Thursday, June 10, 2010

Ego

Recently, I have had my eyes opened to my own big fat EGO.

It is NOT selfless to want everyone to be happy.

Case and Point:

Ted spent the weekend at his moms due to some obligations he had to fulfill and his brother was in town, and since his car is broken, driving back and forth, was not really an option. ENJOY!

I fully expected him to come home happy and relaxed.

He didn't.

In fact, he was tense and pissy.

I ask him why he was upset.

He said he was just crabby.

I asked why.

He said he just was.

I badgered him until he finally said:

"It sucks not having a car and being on other people's schedules. Plus not working really bums me out."

I get that, but are any of those things MY FAULT?? No, so stop being a crab. here are all the reasons why you should not be a crab...blah blah, harass, badger, poke.

For some reason, my explanations, badgering, harassing and poking only made him madder.

Crazy, right?!?!

Hmmm, when I am crabby, for any reason, real or imagined, I just want to be crabby and be left alone.

Did I allow Ted the right to have his feelings? Nope. I tried to force him to conform to WHAT I WANTED him to feel.

Hello, Ego. How are you today?

Of course, it took some talking to a couple of sponsors to sort out the fact that this is not Ted's issue, it is mine. Believe me, I did not come to this conclusion all on my own.

If I had just allowed Ted his time to be upset and bummed out about some legitimate things that are going on in his life, it wouldn't have been anything to talk (blog) about.

So, I guess, there is a reason for my Ego-liciousness.

All About ME,

Gabbi

Tuesday, June 1, 2010

Oh dear.

Just to continue with the oddities that occur in my household...

Sunday morning Ted let me sleep in...oh heaven.

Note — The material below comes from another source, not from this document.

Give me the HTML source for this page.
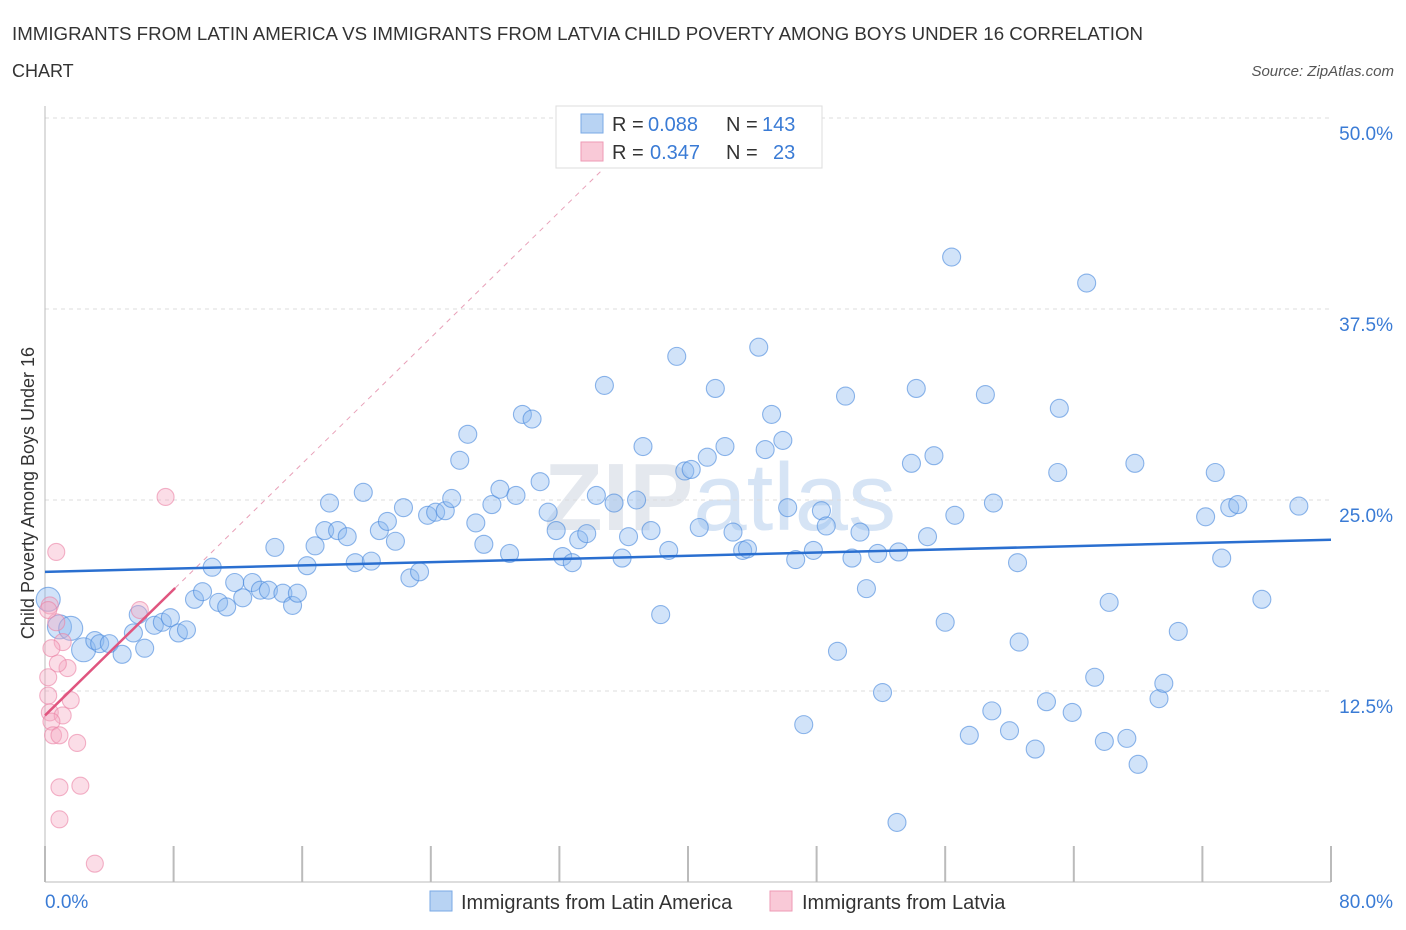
<!DOCTYPE html>
<html><head><meta charset="utf-8"><style>
body{margin:0;background:#fff;font-family:"Liberation Sans",sans-serif;}
#wrap{position:relative;width:1406px;height:930px;overflow:hidden}
</style></head><body>
<div id="wrap">
<svg id="svg" width="1406" height="930" xmlns="http://www.w3.org/2000/svg">
<text x="12" y="40" font-size="18" fill="#333" textLength="1131" lengthAdjust="spacingAndGlyphs">IMMIGRANTS FROM LATIN AMERICA VS IMMIGRANTS FROM LATVIA CHILD POVERTY AMONG BOYS UNDER 16 CORRELATION</text>
<text x="12" y="77" font-size="18" fill="#333">CHART</text>
<text x="1394" y="76" font-size="15" fill="#555" font-style="italic" text-anchor="end">Source: ZipAtlas.com</text>
<text x="720" y="530" font-size="96" fill="#e4e8ee" text-anchor="middle" font-weight="bold">ZIP<tspan font-weight="normal" fill="#d6e4f5">atlas</tspan></text>
<text transform="translate(34,493) rotate(-90)" font-size="18" fill="#333" text-anchor="middle">Child Poverty Among Boys Under 16</text>
<g id="grid"></g><g id="axes"></g><g id="marks"></g>
<g>
<rect x="556" y="106" width="266" height="62" fill="#fff" stroke="#ddd"/>
<rect x="581" y="114" width="22" height="19" fill="#b8d3f3" stroke="#7aaae6"/>
<rect x="581" y="142" width="22" height="19" fill="#f9c9d7" stroke="#ee9ab4"/>
<text x="612" y="131" font-size="20" fill="#333">R =</text>
<text x="648" y="131" font-size="20" fill="#3a7bd5">0.088</text>
<text x="726" y="131" font-size="20" fill="#333">N =</text>
<text x="762" y="131" font-size="20" fill="#3a7bd5">143</text>
<text x="612" y="159" font-size="20" fill="#333">R =</text>
<text x="650" y="159" font-size="20" fill="#3a7bd5">0.347</text>
<text x="726" y="159" font-size="20" fill="#333">N =</text>
<text x="773" y="159" font-size="20" fill="#3a7bd5">23</text>
</g>
<g>
<rect x="430" y="891" width="22" height="20" fill="#b8d3f3" stroke="#7aaae6"/>
<text x="461" y="909" font-size="20" fill="#333">Immigrants from Latin America</text>
<rect x="770" y="891" width="22" height="20" fill="#f9c9d7" stroke="#ee9ab4"/>
<text x="802" y="909" font-size="20" fill="#333">Immigrants from Latvia</text>
</g>
</svg></div>
<script>
const xTicks=[0,8,16,24,32,40,48,56,64,72,80];
const yTicks=[12.5,25,37.5,50];
const yTickLabels=["12.5%","25.0%","37.5%","50.0%"];
const xTickLabels=["0.0%","80.0%"];
const blueX=[0.2,0.9,1.6,2.4,3.1,3.4,4.0,4.8,5.5,6.2,5.8,6.8,7.3,7.8,8.3,8.8,9.3,9.8,10.4,10.8,11.3,11.8,12.3,12.9,13.4,13.9,14.3,14.8,15.4,15.7,16.3,16.8,17.4,17.7,18.2,18.8,19.3,19.8,20.3,20.8,21.3,21.8,22.3,22.7,23.3,23.8,24.3,24.9,25.3,25.8,26.3,26.8,27.3,27.8,28.3,28.9,29.3,29.7,30.3,30.8,31.3,31.8,32.2,32.8,33.2,33.7,34.3,34.8,35.4,35.9,36.3,36.8,37.2,37.7,38.3,38.8,39.3,39.8,40.2,40.7,41.2,41.7,42.3,42.8,43.4,43.7,44.4,44.8,45.2,45.9,46.2,46.7,47.2,47.8,48.3,48.6,49.3,49.8,50.2,50.7,51.1,51.8,52.1,53.0,53.1,53.9,54.2,54.9,55.3,56.0,56.4,56.6,57.5,58.5,58.9,59.0,60.0,60.5,60.6,61.6,62.3,63.0,63.1,63.9,64.8,65.3,65.9,66.2,67.3,67.8,68.0,69.3,69.6,70.5,72.2,72.8,73.2,73.7,74.2,75.7,78.0];
const blueY=[18.5,16.7,16.6,15.2,15.8,15.6,15.6,14.9,16.3,15.3,17.5,16.8,17.0,17.3,16.3,16.5,18.5,19.0,20.6,18.3,18.0,19.6,18.6,19.6,19.1,19.1,21.9,18.9,18.1,18.9,20.7,22.0,23.0,24.8,23.0,22.6,20.9,25.5,21.0,23.0,23.6,22.3,24.5,19.9,20.3,24.0,24.2,24.3,25.1,27.6,29.3,23.5,22.1,24.7,25.7,21.5,25.3,30.6,30.3,26.2,24.2,23.0,21.3,20.9,22.4,22.8,25.3,32.5,24.8,21.2,22.6,25.0,28.5,23.0,17.5,21.7,34.4,26.9,27.0,23.2,27.8,32.3,28.5,22.9,21.7,21.8,35.0,28.3,30.6,28.9,24.5,21.1,10.3,21.7,24.3,23.3,15.1,31.8,21.2,22.9,19.2,21.5,12.4,3.9,21.6,27.4,32.3,22.6,27.9,17.0,40.9,24.0,9.6,31.9,11.2,24.8,9.9,20.9,15.7,8.7,11.8,26.8,31.0,11.1,39.2,13.4,9.2,18.3,9.4,27.4,7.7,12.0,13.0,16.4,23.9,26.8,21.2,24.5,24.7,18.5,24.6];
const pinkX=[0.7,0.3,0.7,1.1,0.4,1.4,0.8,0.2,0.2,1.6,0.3,1.1,0.4,0.5,0.9,2.0,0.9,2.2,0.9,3.1,7.5,5.9,0.2];
const pinkY=[21.6,18.1,17.0,15.7,15.3,14.0,14.3,13.4,12.2,11.9,11.1,10.9,10.5,9.6,9.6,9.1,6.2,6.3,4.1,1.2,25.2,17.8,17.8];
const blueTrend=[20.3,22.4];
const pinkTrend=[10.9,1.03];
const NS="http://www.w3.org/2000/svg";
const X=v=>45+v/80*1286, Y=v=>882-v/50*764;
function mk(t,a,p){const e=document.createElementNS(NS,t);for(const k in a)e.setAttribute(k,a[k]);p.appendChild(e);return e;}
const grid=document.getElementById('grid'),axes=document.getElementById('axes'),marks=document.getElementById('marks');
yTicks.forEach((t,i)=>{
 const g=mk('line',{x1:45,x2:1331,y1:Y(t),y2:Y(t),stroke:'#ddd','stroke-dasharray':'4,4'},grid);
 
 
 const l=mk('text',{x:1393,y:Y(t)+22,'font-size':19,fill:'#3a7bd5','text-anchor':'end'},axes);
 l.textContent=yTickLabels[i];
 
 
});
const ax=mk('line',{x1:45,x2:45,y1:106,y2:882,stroke:'#bbb'},axes);


const bx=mk('line',{x1:45,x2:1331,y1:882,y2:882,stroke:'#bbb'},axes);


xTicks.forEach(t=>{const e=mk('line',{x1:X(t),x2:X(t),y1:846,y2:882,stroke:'#bbb','stroke-width':2},axes);
 
 });
const xl0=mk('text',{x:45,y:908,'font-size':19,fill:'#3a7bd5'},axes);xl0.textContent=xTickLabels[0];


const xl1=mk('text',{x:1393,y:908,'font-size':19,fill:'#3a7bd5','text-anchor':'end'},axes);xl1.textContent=xTickLabels[1];


const pd=mk('line',{x1:X(8.1),y1:Y(pinkTrend[0]+pinkTrend[1]*8.1),x2:X(35),y2:Y(pinkTrend[0]+pinkTrend[1]*35),stroke:'#e8a0b8','stroke-dasharray':'5,5'},marks);


blueX.forEach((x,i)=>{const r=i<4?12:9;const c=mk('circle',{cx:X(x),cy:Y(blueY[i]),r:r,fill:'rgba(140,185,240,0.4)',stroke:'rgba(70,135,220,0.6)','stroke-width':1.1},marks);
 
 });
pinkX.forEach((x,i)=>{const c=mk('circle',{cx:X(x),cy:Y(pinkY[i]),r:8.5,fill:'rgba(245,170,195,0.4)',stroke:'rgba(235,130,165,0.6)','stroke-width':1.1},marks);
 
 });
const bt=mk('line',{x1:X(0),y1:Y(blueTrend[0]),x2:X(80),y2:Y(blueTrend[1]),stroke:'#2a6fd0','stroke-width':2.5},marks);


const pt=mk('line',{x1:X(0),y1:Y(pinkTrend[0]),x2:X(8.1),y2:Y(pinkTrend[0]+pinkTrend[1]*8.1),stroke:'#e0557f','stroke-width':2.5},marks);


</script>
</body></html>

Upon waking this is the conversation that takes place:

Ted: You should ask your son what he did this morning.

Me (knowing full well it can be nothing good by his use of the phrase YOUR SON): Sam, what did you do today?

Sam (cheerily): I pooped outside.

Me (totally not expecting that): OH!

Sam (cheery and proud): Like a dog.

Me: Huh....well, ok.

Sam (very matter of factly): The dogs ate my poop.

Oh dear.

Monday I woke up to:

Sam: Mom, scootch over.

Me: Mumble mumble (while scootching)

Sam: Mom, your hair is ugly.

Me: Mmmm, thanks.

Sam: Mom, your breath smells bad.

Me: GET IN YOUR OWN DARN BED THEN! Geez, I wake up to the Peanut Gallery, what the hell, mumble mumble, swear a bit, flop over, flip the pillow and try to ignore the commentary.

And a bit later on Monday while sitting on the couch with Sam:

Sam: Mom, I love you just the way you are.

Me: Awww, Sam, I love you too, just the way you are.